**Stated exercise**
Identify and pull out each line of the entries in which "TypeScript" occurs.

**Given data**

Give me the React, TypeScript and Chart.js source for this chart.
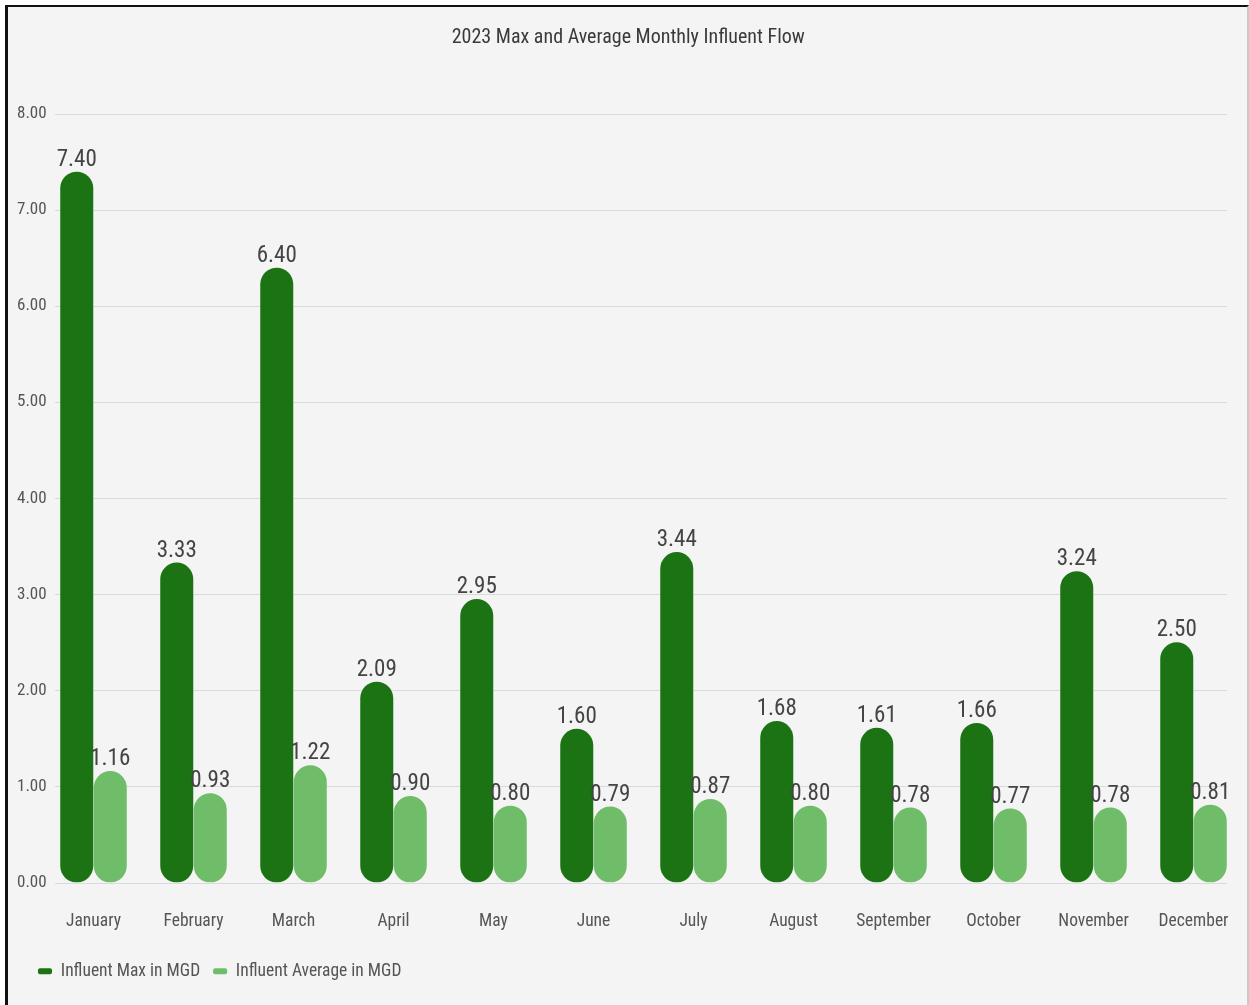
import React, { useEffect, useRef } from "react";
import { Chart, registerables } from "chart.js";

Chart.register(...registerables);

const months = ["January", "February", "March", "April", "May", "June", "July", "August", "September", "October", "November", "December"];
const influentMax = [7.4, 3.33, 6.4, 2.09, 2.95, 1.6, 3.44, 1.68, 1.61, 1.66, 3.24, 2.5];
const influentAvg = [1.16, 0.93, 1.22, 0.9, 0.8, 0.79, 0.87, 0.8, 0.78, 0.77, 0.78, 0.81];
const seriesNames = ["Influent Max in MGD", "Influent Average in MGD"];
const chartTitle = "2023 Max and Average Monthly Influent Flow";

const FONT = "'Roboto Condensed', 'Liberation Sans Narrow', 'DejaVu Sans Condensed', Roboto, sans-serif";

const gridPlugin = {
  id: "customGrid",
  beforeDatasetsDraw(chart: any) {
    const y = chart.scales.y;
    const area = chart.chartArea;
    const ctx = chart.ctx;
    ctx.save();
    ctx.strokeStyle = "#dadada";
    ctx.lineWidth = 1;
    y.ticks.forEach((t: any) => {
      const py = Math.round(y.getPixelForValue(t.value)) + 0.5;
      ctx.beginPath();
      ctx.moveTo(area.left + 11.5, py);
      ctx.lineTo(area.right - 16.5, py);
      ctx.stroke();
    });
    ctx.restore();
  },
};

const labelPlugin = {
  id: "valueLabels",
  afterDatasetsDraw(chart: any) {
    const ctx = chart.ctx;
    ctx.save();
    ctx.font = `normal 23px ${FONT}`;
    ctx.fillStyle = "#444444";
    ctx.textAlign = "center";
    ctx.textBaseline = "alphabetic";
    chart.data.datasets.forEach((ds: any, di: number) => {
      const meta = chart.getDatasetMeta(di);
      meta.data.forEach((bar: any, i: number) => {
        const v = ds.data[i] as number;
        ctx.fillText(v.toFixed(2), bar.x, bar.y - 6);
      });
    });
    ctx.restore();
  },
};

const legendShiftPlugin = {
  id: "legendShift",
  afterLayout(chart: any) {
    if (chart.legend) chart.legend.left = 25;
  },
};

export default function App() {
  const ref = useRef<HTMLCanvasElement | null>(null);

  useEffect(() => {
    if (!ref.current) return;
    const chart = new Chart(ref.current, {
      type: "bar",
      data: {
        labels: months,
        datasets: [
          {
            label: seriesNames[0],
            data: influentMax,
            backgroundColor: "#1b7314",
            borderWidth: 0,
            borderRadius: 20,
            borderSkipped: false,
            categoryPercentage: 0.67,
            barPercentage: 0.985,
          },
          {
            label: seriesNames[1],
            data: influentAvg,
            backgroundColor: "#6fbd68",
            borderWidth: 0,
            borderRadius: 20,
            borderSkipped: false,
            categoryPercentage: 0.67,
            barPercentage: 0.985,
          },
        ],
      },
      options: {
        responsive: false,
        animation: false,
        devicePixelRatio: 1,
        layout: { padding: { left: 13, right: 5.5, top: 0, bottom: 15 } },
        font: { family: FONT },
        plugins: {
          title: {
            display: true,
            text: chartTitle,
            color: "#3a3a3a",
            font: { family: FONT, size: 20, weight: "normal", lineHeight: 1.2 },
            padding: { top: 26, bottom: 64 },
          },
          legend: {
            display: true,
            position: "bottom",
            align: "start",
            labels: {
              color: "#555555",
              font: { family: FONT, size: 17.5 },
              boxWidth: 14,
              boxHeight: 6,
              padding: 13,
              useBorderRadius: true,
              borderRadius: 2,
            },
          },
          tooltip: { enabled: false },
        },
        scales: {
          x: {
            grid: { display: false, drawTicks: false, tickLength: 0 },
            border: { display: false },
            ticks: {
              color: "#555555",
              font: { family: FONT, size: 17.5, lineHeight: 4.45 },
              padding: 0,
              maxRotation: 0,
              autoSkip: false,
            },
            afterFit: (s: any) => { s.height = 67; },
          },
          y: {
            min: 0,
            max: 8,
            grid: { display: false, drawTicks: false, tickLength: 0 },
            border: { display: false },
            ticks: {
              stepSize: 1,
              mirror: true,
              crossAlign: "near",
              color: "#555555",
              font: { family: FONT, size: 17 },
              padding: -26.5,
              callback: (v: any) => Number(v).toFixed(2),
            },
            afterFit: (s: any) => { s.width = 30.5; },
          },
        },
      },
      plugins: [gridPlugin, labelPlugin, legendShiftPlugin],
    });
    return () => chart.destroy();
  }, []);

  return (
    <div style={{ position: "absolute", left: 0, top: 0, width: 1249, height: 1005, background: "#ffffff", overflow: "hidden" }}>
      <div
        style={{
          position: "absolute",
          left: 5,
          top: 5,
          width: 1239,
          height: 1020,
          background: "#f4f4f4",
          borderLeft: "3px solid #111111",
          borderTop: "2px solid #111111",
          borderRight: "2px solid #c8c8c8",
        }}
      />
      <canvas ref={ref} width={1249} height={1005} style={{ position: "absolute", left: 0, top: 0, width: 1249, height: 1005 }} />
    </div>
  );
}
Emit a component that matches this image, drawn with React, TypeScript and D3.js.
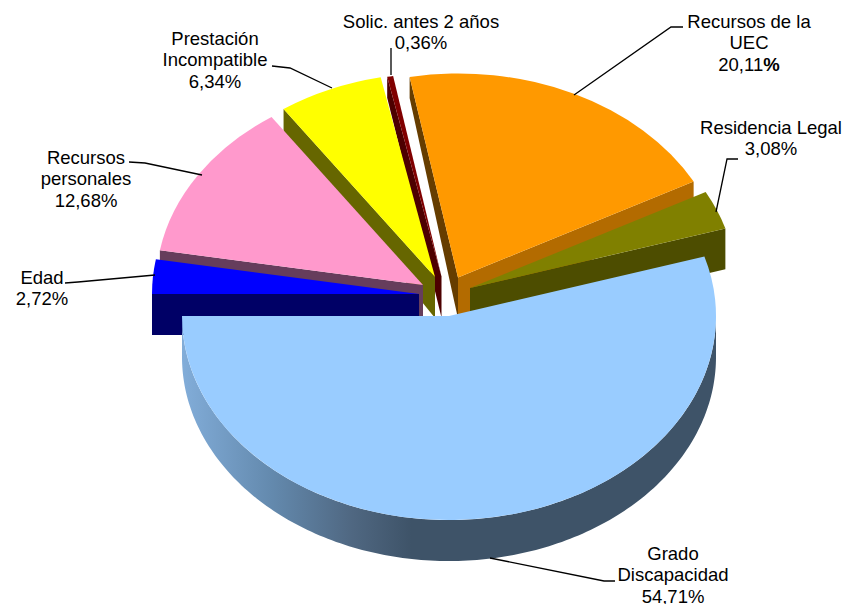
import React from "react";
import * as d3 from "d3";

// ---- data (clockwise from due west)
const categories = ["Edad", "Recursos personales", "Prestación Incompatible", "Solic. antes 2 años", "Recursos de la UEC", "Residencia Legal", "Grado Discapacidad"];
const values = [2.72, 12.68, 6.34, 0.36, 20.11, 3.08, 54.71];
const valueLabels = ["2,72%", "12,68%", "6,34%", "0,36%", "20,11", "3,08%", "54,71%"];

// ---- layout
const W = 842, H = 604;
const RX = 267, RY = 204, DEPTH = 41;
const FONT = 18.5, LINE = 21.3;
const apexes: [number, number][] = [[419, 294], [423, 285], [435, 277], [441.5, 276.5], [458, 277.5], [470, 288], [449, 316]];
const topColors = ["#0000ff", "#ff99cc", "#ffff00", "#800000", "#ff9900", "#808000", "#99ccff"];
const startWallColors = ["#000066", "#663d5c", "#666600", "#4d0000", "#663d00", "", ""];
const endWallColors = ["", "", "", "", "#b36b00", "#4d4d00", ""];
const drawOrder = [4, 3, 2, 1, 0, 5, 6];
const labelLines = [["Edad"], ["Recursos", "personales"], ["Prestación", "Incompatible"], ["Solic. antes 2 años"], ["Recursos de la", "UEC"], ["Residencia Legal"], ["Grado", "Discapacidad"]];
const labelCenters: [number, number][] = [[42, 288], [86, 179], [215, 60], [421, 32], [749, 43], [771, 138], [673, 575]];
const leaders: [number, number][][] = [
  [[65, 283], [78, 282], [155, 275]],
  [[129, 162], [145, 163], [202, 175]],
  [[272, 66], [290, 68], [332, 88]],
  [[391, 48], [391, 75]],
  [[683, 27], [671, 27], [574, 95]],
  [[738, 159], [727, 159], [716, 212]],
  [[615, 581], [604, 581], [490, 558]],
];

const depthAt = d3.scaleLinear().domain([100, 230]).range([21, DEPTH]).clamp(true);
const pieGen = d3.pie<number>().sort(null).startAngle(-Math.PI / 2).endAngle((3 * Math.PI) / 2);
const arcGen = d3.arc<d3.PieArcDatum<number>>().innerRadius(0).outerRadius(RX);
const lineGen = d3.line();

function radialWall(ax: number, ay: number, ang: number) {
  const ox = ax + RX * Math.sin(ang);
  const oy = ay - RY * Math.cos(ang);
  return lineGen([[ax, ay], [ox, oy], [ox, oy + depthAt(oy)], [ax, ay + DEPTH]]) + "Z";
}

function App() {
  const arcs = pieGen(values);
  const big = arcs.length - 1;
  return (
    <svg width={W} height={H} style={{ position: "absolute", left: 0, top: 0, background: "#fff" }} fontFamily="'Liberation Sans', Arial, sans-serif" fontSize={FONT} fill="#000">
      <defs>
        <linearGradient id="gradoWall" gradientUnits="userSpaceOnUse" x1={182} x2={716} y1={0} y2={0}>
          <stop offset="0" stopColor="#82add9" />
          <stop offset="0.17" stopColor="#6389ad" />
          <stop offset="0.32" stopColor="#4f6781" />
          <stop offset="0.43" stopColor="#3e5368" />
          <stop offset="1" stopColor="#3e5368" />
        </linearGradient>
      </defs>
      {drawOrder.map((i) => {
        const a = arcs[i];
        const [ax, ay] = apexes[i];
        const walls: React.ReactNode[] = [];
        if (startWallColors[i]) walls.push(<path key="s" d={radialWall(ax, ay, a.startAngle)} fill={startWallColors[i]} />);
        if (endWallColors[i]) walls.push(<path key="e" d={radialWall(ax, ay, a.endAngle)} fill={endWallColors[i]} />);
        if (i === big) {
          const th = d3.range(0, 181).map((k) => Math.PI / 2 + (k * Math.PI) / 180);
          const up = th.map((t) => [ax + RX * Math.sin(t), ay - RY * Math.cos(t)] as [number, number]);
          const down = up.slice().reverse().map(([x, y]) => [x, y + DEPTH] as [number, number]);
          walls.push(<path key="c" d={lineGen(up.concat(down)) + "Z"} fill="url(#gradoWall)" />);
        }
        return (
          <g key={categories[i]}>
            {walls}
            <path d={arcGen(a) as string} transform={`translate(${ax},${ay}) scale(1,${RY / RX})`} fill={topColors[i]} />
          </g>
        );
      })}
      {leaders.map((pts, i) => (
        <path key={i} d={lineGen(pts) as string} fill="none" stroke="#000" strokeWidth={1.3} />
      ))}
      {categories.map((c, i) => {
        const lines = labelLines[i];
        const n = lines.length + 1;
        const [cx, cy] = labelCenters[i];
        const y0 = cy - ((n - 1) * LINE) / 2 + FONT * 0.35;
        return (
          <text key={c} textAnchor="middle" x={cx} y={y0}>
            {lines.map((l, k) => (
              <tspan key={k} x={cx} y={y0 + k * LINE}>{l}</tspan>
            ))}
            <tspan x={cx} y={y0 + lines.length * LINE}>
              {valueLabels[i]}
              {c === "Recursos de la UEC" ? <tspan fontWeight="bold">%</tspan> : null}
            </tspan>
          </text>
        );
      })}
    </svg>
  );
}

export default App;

**Response**
Give me the React, TypeScript and Chart.js source for this chart.
Emit a component that matches this image, drawn with React, TypeScript and D3.js.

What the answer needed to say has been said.